Now retired, Joan continues to do volunteer work.
“Apart from speaking for Mercy Ships, I teach English to a group of Iranian asylum seekers and I do some gardening at a drop-in house for asylum seekers and make their garden beautiful for them. And I travel a lot.”
Joan says the faith that has underpinned her life has changed over the years, but never faded.
“Over the years I started to get very frustrated about the Church, wanting the Church to be more open to the marginalised, and that wasn’t happening for me,” she says.
“And I think I moved more to the periphery of the Church. I had been right in the centre. I was on the Diocesan Liturgical Committee and involved with other diocesan activities, I was working in a Catholic school, working in a Catholic parish, the kids all went to Catholic schools, the whole thing.

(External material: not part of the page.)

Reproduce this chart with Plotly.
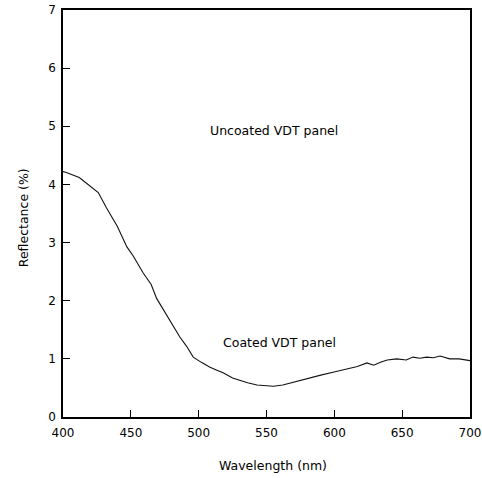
import plotly.graph_objects as go

# Reflectance spectrum of the coated VDT panel
wavelength = [400, 402, 412, 420, 426, 432, 440, 447, 452, 459, 465, 469, 474, 479, 486, 491,
              496, 502, 508, 513, 518, 525, 530, 536, 543, 548, 555, 562, 567, 574, 580, 590, 599,
              608, 617, 624, 629, 634, 639, 646, 653, 658, 663, 668, 673, 678, 685, 692, 700]
reflectance = [4.22, 4.21, 4.12, 3.97, 3.86, 3.60, 3.28, 2.93, 2.76, 2.48, 2.28, 2.04, 1.85, 1.67, 1.38, 1.22,
               1.03, 0.94, 0.86, 0.81, 0.76, 0.67, 0.63, 0.59, 0.55, 0.54, 0.53, 0.55, 0.58, 0.63, 0.67, 0.72, 0.77,
               0.82, 0.87, 0.93, 0.89, 0.94, 0.98, 1.00, 0.98, 1.03, 1.01, 1.03, 1.02, 1.05, 1.00, 1.00, 0.97]

x_ticks = [400, 450, 500, 550, 600, 650, 700]
y_ticks = [0, 1, 2, 3, 4, 5, 6, 7]

font = "DejaVu Sans, Arial, sans-serif"

fig = go.Figure()
fig.add_trace(go.Scatter(
    x=wavelength, y=reflectance, mode="lines",
    line=dict(color="#111111", width=1.1), hoverinfo="skip", showlegend=False,
))

axis_style = dict(
    ticks="inside", ticklen=7, tickwidth=1.2, tickcolor="black",
    showline=True, linecolor="black", linewidth=1.5, mirror=True,
    showgrid=False, zeroline=False, tickfont=dict(size=12),
)

fig.update_layout(
    width=482, height=478,
    margin=dict(l=63, r=12, t=10, b=61, autoexpand=False),
    paper_bgcolor="white", plot_bgcolor="white",
    font=dict(family=font, size=12, color="black"),
    showlegend=False,
    xaxis=dict(range=[400, 700], tickvals=x_ticks, ticklabelstandoff=4,
               ticktext=[str(v) for v in x_ticks], **axis_style),
    yaxis=dict(range=[0, 7], tickvals=y_ticks, ticklabelstandoff=3,
               ticktext=[str(v) for v in y_ticks], **axis_style),
    annotations=[
        dict(text="Uncoated VDT panel", x=555.5, y=4.93, xref="x", yref="y",
             showarrow=False, font=dict(size=12.5)),
        dict(text="Coated VDT panel", x=559.5, y=1.28, xref="x", yref="y",
             showarrow=False, font=dict(size=12.5)),
        dict(text="Wavelength (nm)", x=0.516, y=-0.12, xref="paper", yref="paper",
             yanchor="middle", showarrow=False, font=dict(size=12.5)),
        dict(text="Reflectance (%)", x=-0.12, y=0.49, xref="paper", yref="paper",
             textangle=-90, showarrow=False, font=dict(size=12.5)),
    ],
)

fig.write_html("out.html")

“But in the last 15 to 18 years I moved to the periphery and now I find my place is one foot in and one foot out. I stand at the interface of Church and world, so that I look in at the Church through the eyes of the world, the eyes of the marginalised, the eyes of people who don’t know what the Catholic faith is about or understand what’s going on and I look out at the world with what I’d call a Catholic spirit, but I don’t agree with a lot of the stances the Church takes.
“So for me [Pope] Francis is brilliant. He’s going where I want to be. That would define my spirituality now – standing on the boundaries, looking out and looking in.”